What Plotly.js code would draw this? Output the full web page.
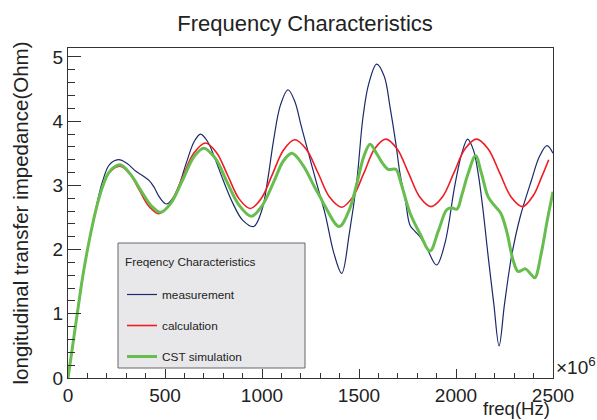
<!DOCTYPE html>
<html>
<head>
<meta charset="utf-8">
<script src="https://cdn.plot.ly/plotly-3.0.1.min.js"></script>
<style>html,body{margin:0;padding:0;background:#fff;}#chart{width:597px;height:420px;}</style>
</head>
<body>
<div id="chart"></div>
<script>
// ---- data (frequency in units of 10^6 Hz) ----
const measFreq = [0,41,76,110,144,178,213,260,305,350,391,420,442,475,508,540,570,610,650,683,720,760,800,850,900,957,1000,1030,1060,1095,1134,1170,1200,1231,1280,1326,1370,1411,1450,1489,1520,1550,1591,1630,1660,1690,1711,1740,1763,1790,1814,1850,1900,1943,1994,2030,2060,2090,2114,2140,2166,2195,2222,2250,2286,2330,2389,2430,2469,2500];
const measZ    = [0,0.86,1.58,2.15,2.65,3.06,3.32,3.40,3.34,3.22,3.14,3.07,2.98,2.80,2.71,2.80,2.98,3.35,3.68,3.80,3.68,3.40,3.08,2.72,2.46,2.36,2.62,3.10,3.71,4.25,4.49,4.30,3.95,3.60,3.05,2.55,1.95,1.63,2.25,3.08,4.05,4.58,4.89,4.70,4.22,3.65,3.19,2.75,2.38,2.28,2.20,2.02,1.76,2.10,3.00,3.50,3.72,3.55,3.19,2.60,1.89,1.15,0.50,1.15,1.89,2.50,3.08,3.45,3.62,3.50];

const calcFreq = [0,41,76,110,144,178,213,267,317,367,418,468,528,588,648,708,766,824,882,940,997,1054,1111,1168,1229,1290,1350,1411,1468,1525,1581,1638,1696,1755,1813,1871,1930,1989,2047,2106,2165,2225,2284,2343,2400,2440,2478];
const calcZ    = [0,0.86,1.58,2.15,2.62,2.97,3.20,3.30,3.19,2.93,2.67,2.56,2.72,3.11,3.50,3.66,3.51,3.15,2.79,2.64,2.80,3.175,3.55,3.71,3.56,3.185,2.81,2.66,2.82,3.19,3.57,3.72,3.57,3.195,2.82,2.67,2.82,3.195,3.57,3.72,3.57,3.195,2.82,2.67,2.85,3.12,3.40];

const cstFreq = [0,41,76,110,144,178,213,268,320,380,430,477,530,590,650,700,760,820,880,945,1000,1060,1110,1154,1210,1270,1300,1326,1398,1450,1489,1525,1557,1590,1620,1650,1690,1715,1763,1814,1866,1910,1952,1977,2005,2030,2063,2101,2130,2166,2200,2230,2260,2294,2320,2358,2385,2406,2440,2470,2500];
const cstZ    = [0,0.86,1.58,2.15,2.62,2.98,3.21,3.32,3.18,2.90,2.68,2.58,2.72,3.08,3.45,3.58,3.42,3.05,2.70,2.52,2.68,3.05,3.38,3.50,3.32,2.98,2.82,2.67,2.36,2.62,3.03,3.45,3.64,3.50,3.35,3.25,3.25,3.05,2.57,2.25,1.98,2.30,2.62,2.65,2.63,2.85,3.19,3.46,3.20,2.82,2.68,2.57,2.30,1.84,1.66,1.70,1.62,1.56,1.95,2.45,2.90];

const seriesNames = ['measurement','calculation','CST simulation'];
const legendTitle = 'Freqency Characteristics';
const xTicks = [0,500,1000,1500,2000,2500];
const yTicks = [0,1,2,3,4,5];

const FONT = 'Liberation Sans, Arial, Helvetica, sans-serif';
// plot-area pixel helpers for placing the legend box (paper fractions)
const PX = v => (v - 68) / 485, PY = v => (378 - v) / 330;

const traces = [
  {x: measFreq, y: measZ, name: seriesNames[0], type:'scatter', mode:'lines',
   line:{color:'#1b2a6b', width:1.2, shape:'spline', smoothing:1}, legendgroup:'a'},
  {x: calcFreq, y: calcZ, name: seriesNames[1], type:'scatter', mode:'lines',
   line:{color:'#ee1c24', width:1.6, shape:'spline', smoothing:1}, legendgroup:'b'},
  {x: cstFreq, y: cstZ, name: seriesNames[2], type:'scatter', mode:'lines',
   line:{color:'#67bd4e', width:3, shape:'spline', smoothing:1}, legendgroup:'c'}
];

const layout = {
  width:597, height:420,
  margin:{l:68, r:44, t:48, b:42},
  paper_bgcolor:'#fff', plot_bgcolor:'#fff',
  font:{family:FONT, color:'#222', size:19},
  title:{text:'Frequency Characteristics', x:0.511, xref:'container', xanchor:'center', y:0.9445, yref:'container', yanchor:'middle', font:{size:22, color:'#222'}},
  xaxis:{range:[0,2500], tickvals:xTicks, ticktext:xTicks.map(String), ticks:'inside', ticklen:9, tickwidth:1, tickcolor:'#333',
         minor:{ticks:'inside', dtick:100, ticklen:5, tickcolor:'#333', tickwidth:1},
         showline:true, linecolor:'#333', linewidth:1, mirror:true, showgrid:false, zeroline:false,
         tickfont:{size:19}, automargin:false},
  yaxis:{range:[0,5.14], tickvals:yTicks, ticktext:yTicks.map(String), ticks:'inside', ticklen:13, tickwidth:1, tickcolor:'#333',
         minor:{ticks:'inside', dtick:0.2, ticklen:7, tickcolor:'#333', tickwidth:1},
         showline:true, linecolor:'#333', linewidth:1, mirror:true, showgrid:false, zeroline:false,
         tickfont:{size:19}, automargin:false,
         title:{text:'longitudinal transfer impedance(Ohm)', font:{size:20.5}, standoff:18}},
  showlegend:true,
  legend:{x:PX(122), y:PY(280), xanchor:'left', yanchor:'top', bgcolor:'rgba(0,0,0,0)', borderwidth:0,
          font:{size:11.8, color:'#222'}, traceorder:'grouped', tracegroupgap:12, itemwidth:30},
  shapes:[{type:'rect', xref:'paper', yref:'paper', x0:PX(118), x1:PX(305), y0:PY(368), y1:PY(243),
           fillcolor:'#e8e8ea', line:{color:'#666', width:1}, layer:'above'}],
  annotations:[
    {text:legendTitle, xref:'paper', yref:'paper', x:PX(123), y:PY(262), xanchor:'left', yanchor:'middle', showarrow:false, font:{size:11.8, color:'#222'}},
    {text:'freq(Hz)', xref:'paper', yref:'paper', x:1, y:0, xanchor:'right', yanchor:'bottom', yshift:-42, xshift:-2, borderpad:0, showarrow:false, font:{size:18.5}},
    {text:'×10<sup>6</sup>', xref:'paper', yref:'paper', x:1, y:0, xanchor:'left', yanchor:'bottom', xshift:1, yshift:-2, showarrow:false, font:{size:19}}
  ]
};

Plotly.newPlot('chart', traces, layout, {displayModeBar:false, staticPlot:true});
</script>
</body>
</html>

***

__TASK PROMPT__
Copy each line in full and exactly, omitting any picture.

__ANSWER TO THE EXERCISE__
What Plotly.js code would draw this? Output the full web page.
<!DOCTYPE html>
<html>
<head>
<meta charset="utf-8">
<script src="https://cdn.plot.ly/plotly-3.0.1.min.js"></script>
<style>html,body{margin:0;padding:0;background:#fff;}#chart{width:597px;height:420px;}</style>
</head>
<body>
<div id="chart"></div>
<script>
// ---- data (frequency in units of 10^6 Hz) ----
const measFreq = [0,41,76,110,144,178,213,260,305,350,391,420,442,475,508,540,570,610,650,683,720,760,800,850,900,957,1000,1030,1060,1095,1134,1170,1200,1231,1280,1326,1370,1411,1450,1489,1520,1550,1591,1630,1660,1690,1711,1740,1763,1790,1814,1850,1900,1943,1994,2030,2060,2090,2114,2140,2166,2195,2222,2250,2286,2330,2389,2430,2469,2500];
const measZ    = [0,0.86,1.58,2.15,2.65,3.06,3.32,3.40,3.34,3.22,3.14,3.07,2.98,2.80,2.71,2.80,2.98,3.35,3.68,3.80,3.68,3.40,3.08,2.72,2.46,2.36,2.62,3.10,3.71,4.25,4.49,4.30,3.95,3.60,3.05,2.55,1.95,1.63,2.25,3.08,4.05,4.58,4.89,4.70,4.22,3.65,3.19,2.75,2.38,2.28,2.20,2.02,1.76,2.10,3.00,3.50,3.72,3.55,3.19,2.60,1.89,1.15,0.50,1.15,1.89,2.50,3.08,3.45,3.62,3.50];

const calcFreq = [0,41,76,110,144,178,213,267,317,367,418,468,528,588,648,708,766,824,882,940,997,1054,1111,1168,1229,1290,1350,1411,1468,1525,1581,1638,1696,1755,1813,1871,1930,1989,2047,2106,2165,2225,2284,2343,2400,2440,2478];
const calcZ    = [0,0.86,1.58,2.15,2.62,2.97,3.20,3.30,3.19,2.93,2.67,2.56,2.72,3.11,3.50,3.66,3.51,3.15,2.79,2.64,2.80,3.175,3.55,3.71,3.56,3.185,2.81,2.66,2.82,3.19,3.57,3.72,3.57,3.195,2.82,2.67,2.82,3.195,3.57,3.72,3.57,3.195,2.82,2.67,2.85,3.12,3.40];

const cstFreq = [0,41,76,110,144,178,213,268,320,380,430,477,530,590,650,700,760,820,880,945,1000,1060,1110,1154,1210,1270,1300,1326,1398,1450,1489,1525,1557,1590,1620,1650,1690,1715,1763,1814,1866,1910,1952,1977,2005,2030,2063,2101,2130,2166,2200,2230,2260,2294,2320,2358,2385,2406,2440,2470,2500];
const cstZ    = [0,0.86,1.58,2.15,2.62,2.98,3.21,3.32,3.18,2.90,2.68,2.58,2.72,3.08,3.45,3.58,3.42,3.05,2.70,2.52,2.68,3.05,3.38,3.50,3.32,2.98,2.82,2.67,2.36,2.62,3.03,3.45,3.64,3.50,3.35,3.25,3.25,3.05,2.57,2.25,1.98,2.30,2.62,2.65,2.63,2.85,3.19,3.46,3.20,2.82,2.68,2.57,2.30,1.84,1.66,1.70,1.62,1.56,1.95,2.45,2.90];

const seriesNames = ['measurement','calculation','CST simulation'];
const legendTitle = 'Freqency Characteristics';
const xTicks = [0,500,1000,1500,2000,2500];
const yTicks = [0,1,2,3,4,5];

const FONT = 'Liberation Sans, Arial, Helvetica, sans-serif';
// plot-area pixel helpers for placing the legend box (paper fractions)
const PX = v => (v - 68) / 485, PY = v => (378 - v) / 330;

const traces = [
  {x: measFreq, y: measZ, name: seriesNames[0], type:'scatter', mode:'lines',
   line:{color:'#1b2a6b', width:1.2, shape:'spline', smoothing:1}, legendgroup:'a'},
  {x: calcFreq, y: calcZ, name: seriesNames[1], type:'scatter', mode:'lines',
   line:{color:'#ee1c24', width:1.6, shape:'spline', smoothing:1}, legendgroup:'b'},
  {x: cstFreq, y: cstZ, name: seriesNames[2], type:'scatter', mode:'lines',
   line:{color:'#67bd4e', width:3, shape:'spline', smoothing:1}, legendgroup:'c'}
];

const layout = {
  width:597, height:420,
  margin:{l:68, r:44, t:48, b:42},
  paper_bgcolor:'#fff', plot_bgcolor:'#fff',
  font:{family:FONT, color:'#222', size:19},
  title:{text:'Frequency Characteristics', x:0.511, xref:'container', xanchor:'center', y:0.9445, yref:'container', yanchor:'middle', font:{size:22, color:'#222'}},
  xaxis:{range:[0,2500], tickvals:xTicks, ticktext:xTicks.map(String), ticks:'inside', ticklen:9, tickwidth:1, tickcolor:'#333',
         minor:{ticks:'inside', dtick:100, ticklen:5, tickcolor:'#333', tickwidth:1},
         showline:true, linecolor:'#333', linewidth:1, mirror:true, showgrid:false, zeroline:false,
         tickfont:{size:19}, automargin:false},
  yaxis:{range:[0,5.14], tickvals:yTicks, ticktext:yTicks.map(String), ticks:'inside', ticklen:13, tickwidth:1, tickcolor:'#333',
         minor:{ticks:'inside', dtick:0.2, ticklen:7, tickcolor:'#333', tickwidth:1},
         showline:true, linecolor:'#333', linewidth:1, mirror:true, showgrid:false, zeroline:false,
         tickfont:{size:19}, automargin:false,
         title:{text:'longitudinal transfer impedance(Ohm)', font:{size:20.5}, standoff:18}},
  showlegend:true,
  legend:{x:PX(122), y:PY(280), xanchor:'left', yanchor:'top', bgcolor:'rgba(0,0,0,0)', borderwidth:0,
          font:{size:11.8, color:'#222'}, traceorder:'grouped', tracegroupgap:12, itemwidth:30},
  shapes:[{type:'rect', xref:'paper', yref:'paper', x0:PX(118), x1:PX(305), y0:PY(368), y1:PY(243),
           fillcolor:'#e8e8ea', line:{color:'#666', width:1}, layer:'above'}],
  annotations:[
    {text:legendTitle, xref:'paper', yref:'paper', x:PX(123), y:PY(262), xanchor:'left', yanchor:'middle', showarrow:false, font:{size:11.8, color:'#222'}},
    {text:'freq(Hz)', xref:'paper', yref:'paper', x:1, y:0, xanchor:'right', yanchor:'bottom', yshift:-42, xshift:-2, borderpad:0, showarrow:false, font:{size:18.5}},
    {text:'×10<sup>6</sup>', xref:'paper', yref:'paper', x:1, y:0, xanchor:'left', yanchor:'bottom', xshift:1, yshift:-2, showarrow:false, font:{size:19}}
  ]
};

Plotly.newPlot('chart', traces, layout, {displayModeBar:false, staticPlot:true});
</script>
</body>
</html>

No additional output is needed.